Skip all pictures; return exactly the lines from the one containing "Emit a LaTeX" through the end of the data.

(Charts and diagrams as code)
________________________

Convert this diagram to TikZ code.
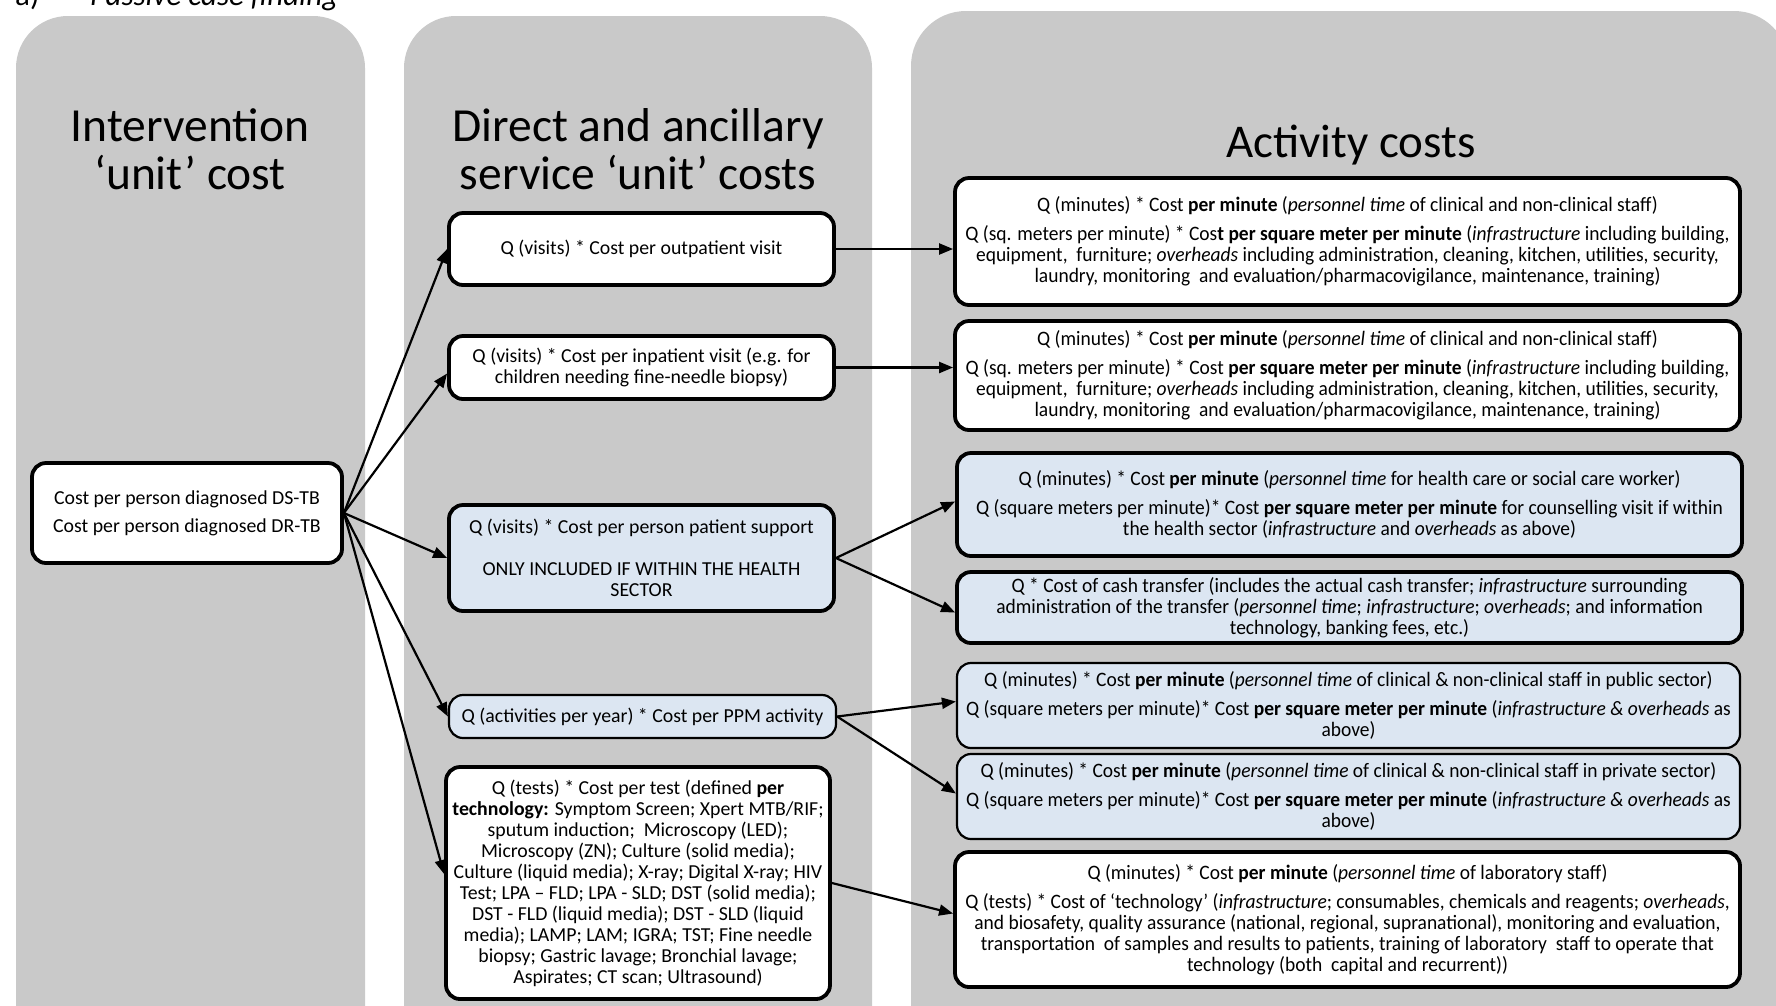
\documentclass[tikz,border=0pt]{standalone}
\usepackage{fontspec}
\setmainfont{Carlito}
\newfontfamily\narrowfont[FakeStretch=0.95]{Carlito}
\usetikzlibrary{arrows.meta}
\definecolor{panelgray}{HTML}{C9C9C9}
\definecolor{lblue}{HTML}{DCE6F2}
\begin{document}
\begin{tikzpicture}[x=1pt,y=-1pt,
  box/.style={draw=black, line width=3.8pt, rounded corners=14pt, fill=white, align=center, inner sep=0pt, font=\fontsize{19.8}{21}\selectfont},
  thinbox/.style={box, line width=2.2pt},
  bluefill/.style={fill=lblue},
  colthree/.style={font=\narrowfont\fontsize{20.5}{21}\selectfont},
  arr/.style={-{Triangle[length=14pt,width=11pt]}, line width=2.2pt},
  ttl/.style={align=center, font=\fontsize{47.5}{48}\selectfont, inner sep=0pt}
]
\clip (0,0) rectangle (1776,1005);
\fill[white] (0,0) rectangle (1776,1005);
% panels
\fill[panelgray, rounded corners=52pt] (16,16) rectangle (365,1060);
\fill[panelgray, rounded corners=52pt] (404,16) rectangle (872,1060);
\fill[panelgray, rounded corners=55pt] (911,11) rectangle (1789,1060);
% heading (cut off at the top edge, as in the reference)
\node[anchor=base west, inner sep=0pt, font=\fontsize{31}{34}\selectfont] (lab) at (15,5) {a)};
\node[anchor=base west, inner sep=0pt, font=\fontsize{31}{34}\selectfont\itshape] (lab2) at (90,5) {Passive case finding};
% titles
\node[ttl] (t1) at (190,149) {Intervention\\‘unit’ cost};
\node[ttl] (t2) at (638,149) {Direct and ancillary\\service ‘unit’ costs};
\node[ttl, font=\fontsize{47}{48}\selectfont] (t3) at (1351,145) {Activity costs};
% column 1
\node[box, minimum width=310pt, minimum height=100pt] (a) at (187,513)
  {Cost per person diagnosed DS-TB\\[7pt]Cost per person diagnosed DR-TB};
% column 2
\node[box, minimum width=385pt, minimum height=72pt] (b1) at (641.5,249)
  {Q (visits) * Cost per outpatient visit};
\node[box, minimum width=385pt, minimum height=63pt] (b2) at (641.5,367.5)
  {Q (visits) * Cost per inpatient visit (e.g. for\\children needing fine-needle biopsy)};
\node[box, bluefill, minimum width=385pt, minimum height=106pt] (b3) at (641.5,558)
  {Q (visits) * Cost per person patient support\\[21pt]ONLY INCLUDED IF WITHIN THE HEALTH\\SECTOR};
\node[thinbox, bluefill, minimum width=387pt, minimum height=43pt] (b4) at (642.5,716.5)
  {Q (activities per year) * Cost per PPM activity};
\node[box, minimum width=384pt, minimum height=232pt] (b5) at (638,883)
  {Q (tests) * Cost per test (defined \textbf{per}\\
   \textbf{technology:} Symptom Screen; Xpert MTB/RIF;\\
   sputum induction;\ \ Microscopy (LED);\\
   Microscopy (ZN); Culture (solid media);\\
   Culture (liquid media); X-ray; Digital X-ray; HIV\\
   Test; LPA – FLD; LPA - SLD; DST (solid media);\\
   DST - FLD (liquid media); DST - SLD (liquid\\
   media); LAMP; LAM; IGRA; TST; Fine needle\\
   biopsy; Gastric lavage; Bronchial lavage;\\
   Aspirates; CT scan; Ultrasound)};
% column 3
\node[box, colthree, minimum width=785pt, minimum height=127pt] (c1) at (1347.5,241.5)
  {Q (minutes) * Cost \textbf{per minute} (\textit{personnel time} of clinical and non-clinical staff)\\[8pt]
   Q (sq. meters per minute) * Cos\textbf{t per square meter per minute} (\textit{infrastructure} including building,\\
   equipment,\ \ furniture; \textit{overheads} including administration, cleaning, kitchen, utilities, security,\\
   laundry, monitoring\ \ and evaluation/pharmacovigilance, maintenance, training)};
\node[box, colthree, minimum width=785pt, minimum height=109pt] (c2) at (1347.5,375.5)
  {Q (minutes) * Cost \textbf{per minute} (\textit{personnel time} of clinical and non-clinical staff)\\[8pt]
   Q (sq. meters per minute) * Cost \textbf{per square meter per minute} (\textit{infrastructure} including building,\\
   equipment,\ \ furniture; \textit{overheads} including administration, cleaning, kitchen, utilities, security,\\
   laundry, monitoring\ \ and evaluation/pharmacovigilance, maintenance, training)};
\node[box, bluefill, colthree, minimum width=785pt, minimum height=103pt] (c3) at (1349.5,504.5)
  {Q (minutes) * Cost \textbf{per minute} (\textit{personnel time} for health care or social care worker)\\[8pt]
   Q (square meters per minute)* Cost \textbf{per square meter per minute} for counselling visit if within\\
   the health sector (\textit{infrastructure} and \textit{overheads} as above)};
\node[box, bluefill, colthree, minimum width=785pt, minimum height=71pt] (c4) at (1349.5,607.5)
  {Q * Cost of cash transfer (includes the actual cash transfer; \textit{infrastructure} surrounding\\
   administration of the transfer (\textit{personnel time}; \textit{infrastructure}; \textit{overheads}; and information\\
   technology, banking fees, etc.)};
\node[thinbox, bluefill, colthree, minimum width=783pt, minimum height=85pt] (c5) at (1348.5,705.5)
  {Q (minutes) * Cost \textbf{per minute} (\textit{personnel time} of clinical \& non-clinical staff in public sector)\\[8pt]
   Q (square meters per minute)* Cost \textbf{per square meter per minute} (\textit{infrastructure \& overheads} as\\
   above)};
\node[thinbox, bluefill, colthree, minimum width=783pt, minimum height=85pt] (c6) at (1348.5,796.5)
  {Q (minutes) * Cost \textbf{per minute} (\textit{personnel time} of clinical \& non-clinical staff in private sector)\\[8pt]
   Q (square meters per minute)* Cost \textbf{per square meter per minute} (\textit{infrastructure \& overheads} as\\
   above)};
\node[box, colthree, minimum width=785pt, minimum height=135pt] (c7) at (1347.5,919.5)
  {Q (minutes) * Cost \textbf{per minute} (\textit{personnel time} of laboratory staff)\\[8pt]
   Q (tests) * Cost of ‘technology’ (\textit{infrastructure}; consumables, chemicals and reagents; \textit{overheads},\\
   and biosafety, quality assurance (national, regional, supranational), monitoring and evaluation,\\
   transportation\ \ of samples and results to patients, training of laboratory\ \ staff to operate that\\
   technology (both\ \ capital and recurrent))};
% connectors
\draw[arr] (a.east) -- (b1.west);
\draw[arr] (a.east) -- ([yshift=-6pt]b2.west);
\draw[arr] (a.east) -- (b3.west);
\draw[arr] (a.east) -- (b4.west);
\draw[arr] (a.east) -- ([yshift=9pt]b5.west);
\draw[arr] (b1.east) -- (b1.east -| c1.west);
\draw[arr] (b2.east) -- (b2.east -| c2.west);
\draw[arr] (b3.east) -- ([yshift=3pt]c3.west);
\draw[arr] (b3.east) -- ([yshift=-5pt]c4.west);
\draw[arr] (b4.east) -- ([yshift=4pt]c5.west);
\draw[arr] (b4.east) -- ([yshift=3pt]c6.west);
\draw[arr] (b5.east) -- ([yshift=6pt]c7.west);
\end{tikzpicture}
\end{document}
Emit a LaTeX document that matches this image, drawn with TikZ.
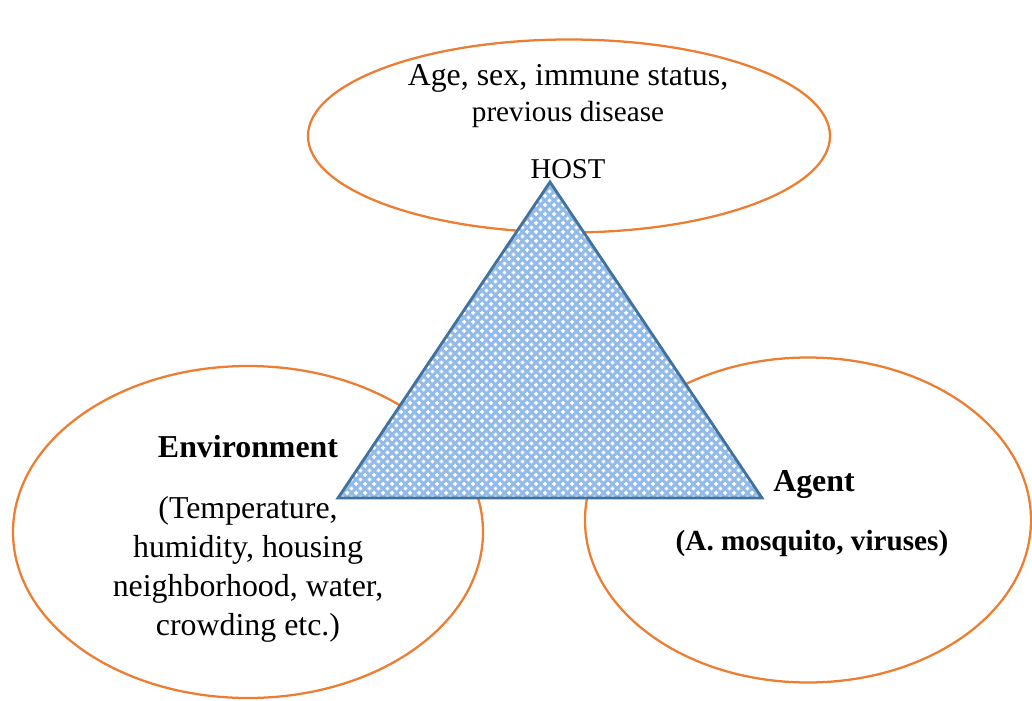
\documentclass[tikz,border=0pt]{standalone}
\usepackage{fontspec}
\setmainfont{Liberation Serif}
\usepackage{tikz}
\usetikzlibrary{shapes.geometric,patterns.meta}

\definecolor{ringorange}{RGB}{237,125,49}
\definecolor{triblue}{RGB}{146,187,233}
\definecolor{triedge}{RGB}{65,113,156}

% white plus marks on a staggered grid, like the fill of the triangle
\tikzdeclarepattern{
  name=plusgrid,
  type=uncolored,
  bottom left={(0pt,0pt)},
  top right={(7pt,7pt)},
  tile size={(7pt,7pt)},
  code={
    \fill (0.2pt,1.1pt) rectangle (3.3pt,2.4pt);
    \fill (1.1pt,0.2pt) rectangle (2.4pt,3.3pt);
    \fill (3.7pt,4.6pt) rectangle (6.8pt,5.9pt);
    \fill (4.6pt,3.7pt) rectangle (5.9pt,6.8pt);
  }
}

\begin{document}
\begin{tikzpicture}[
  x=0.75pt, y=-0.75pt,
  ring/.style={draw=ringorange, line width=1.7pt, ellipse, inner sep=0pt},
  tri/.style={draw=triedge, line width=2.1pt, line join=miter,
              preaction={fill=triblue}, pattern=plusgrid, pattern color=white},
  big/.style={font=\fontsize{23.9}{29.3}\selectfont, align=center, inner sep=0pt},
  mid/.style={font=\fontsize{21.9}{27}\selectfont, align=center, inner sep=0pt},
]
\useasboundingbox (0,0) rectangle (1032,700);

% ---- the three rings ----
\node[ring, minimum width=391.5pt, minimum height=144.75pt] (host)  at (569,136) {};
\node[ring, minimum width=352.5pt, minimum height=249pt]    (env)   at (248,532) {};
\node[ring, minimum width=334.5pt, minimum height=243.75pt] (agent) at (808,520) {};

% ---- the triangle ----
\coordinate (apex) at (550,182);
\coordinate (bl)   at (338,498);
\coordinate (br)   at (762,498);
\draw[tri] (apex) -- (bl) -- (br) -- cycle;

% ---- labels ----
\node[big, font=\fontsize{23.9}{27}\selectfont] (hosttxt) at (568,96)
  {Age, sex, immune status,\\{\fontsize{21.9}{27}\selectfont previous disease}};
\node[mid, font=\fontsize{21.5}{27}\selectfont, anchor=base] (hostlbl) at (568,178) {HOST};

\node[big, anchor=base] (envlbl) at (248,457) {\bfseries Environment};
\node[big] (envtxt) at (248,569)
  {(Temperature,\\humidity, housing\\neighborhood, water,\\crowding etc.)};

\node[big, anchor=base] (agentlbl) at (814,491) {\bfseries Agent};
\node[mid, anchor=base] (agenttxt) at (812,550) {\bfseries (A. mosquito, viruses)};

\end{tikzpicture}
\end{document}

________________________

Worked answer:
Emit a LaTeX document that matches this image, drawn with TikZ.
\documentclass[tikz,border=0pt]{standalone}
\usepackage{fontspec}
\setmainfont{Liberation Serif}
\usepackage{tikz}
\usetikzlibrary{shapes.geometric,patterns.meta}

\definecolor{ringorange}{RGB}{237,125,49}
\definecolor{triblue}{RGB}{146,187,233}
\definecolor{triedge}{RGB}{65,113,156}

% white plus marks on a staggered grid, like the fill of the triangle
\tikzdeclarepattern{
  name=plusgrid,
  type=uncolored,
  bottom left={(0pt,0pt)},
  top right={(7pt,7pt)},
  tile size={(7pt,7pt)},
  code={
    \fill (0.2pt,1.1pt) rectangle (3.3pt,2.4pt);
    \fill (1.1pt,0.2pt) rectangle (2.4pt,3.3pt);
    \fill (3.7pt,4.6pt) rectangle (6.8pt,5.9pt);
    \fill (4.6pt,3.7pt) rectangle (5.9pt,6.8pt);
  }
}

\begin{document}
\begin{tikzpicture}[
  x=0.75pt, y=-0.75pt,
  ring/.style={draw=ringorange, line width=1.7pt, ellipse, inner sep=0pt},
  tri/.style={draw=triedge, line width=2.1pt, line join=miter,
              preaction={fill=triblue}, pattern=plusgrid, pattern color=white},
  big/.style={font=\fontsize{23.9}{29.3}\selectfont, align=center, inner sep=0pt},
  mid/.style={font=\fontsize{21.9}{27}\selectfont, align=center, inner sep=0pt},
]
\useasboundingbox (0,0) rectangle (1032,700);

% ---- the three rings ----
\node[ring, minimum width=391.5pt, minimum height=144.75pt] (host)  at (569,136) {};
\node[ring, minimum width=352.5pt, minimum height=249pt]    (env)   at (248,532) {};
\node[ring, minimum width=334.5pt, minimum height=243.75pt] (agent) at (808,520) {};

% ---- the triangle ----
\coordinate (apex) at (550,182);
\coordinate (bl)   at (338,498);
\coordinate (br)   at (762,498);
\draw[tri] (apex) -- (bl) -- (br) -- cycle;

% ---- labels ----
\node[big, font=\fontsize{23.9}{27}\selectfont] (hosttxt) at (568,96)
  {Age, sex, immune status,\\{\fontsize{21.9}{27}\selectfont previous disease}};
\node[mid, font=\fontsize{21.5}{27}\selectfont, anchor=base] (hostlbl) at (568,178) {HOST};

\node[big, anchor=base] (envlbl) at (248,457) {\bfseries Environment};
\node[big] (envtxt) at (248,569)
  {(Temperature,\\humidity, housing\\neighborhood, water,\\crowding etc.)};

\node[big, anchor=base] (agentlbl) at (814,491) {\bfseries Agent};
\node[mid, anchor=base] (agenttxt) at (812,550) {\bfseries (A. mosquito, viruses)};

\end{tikzpicture}
\end{document}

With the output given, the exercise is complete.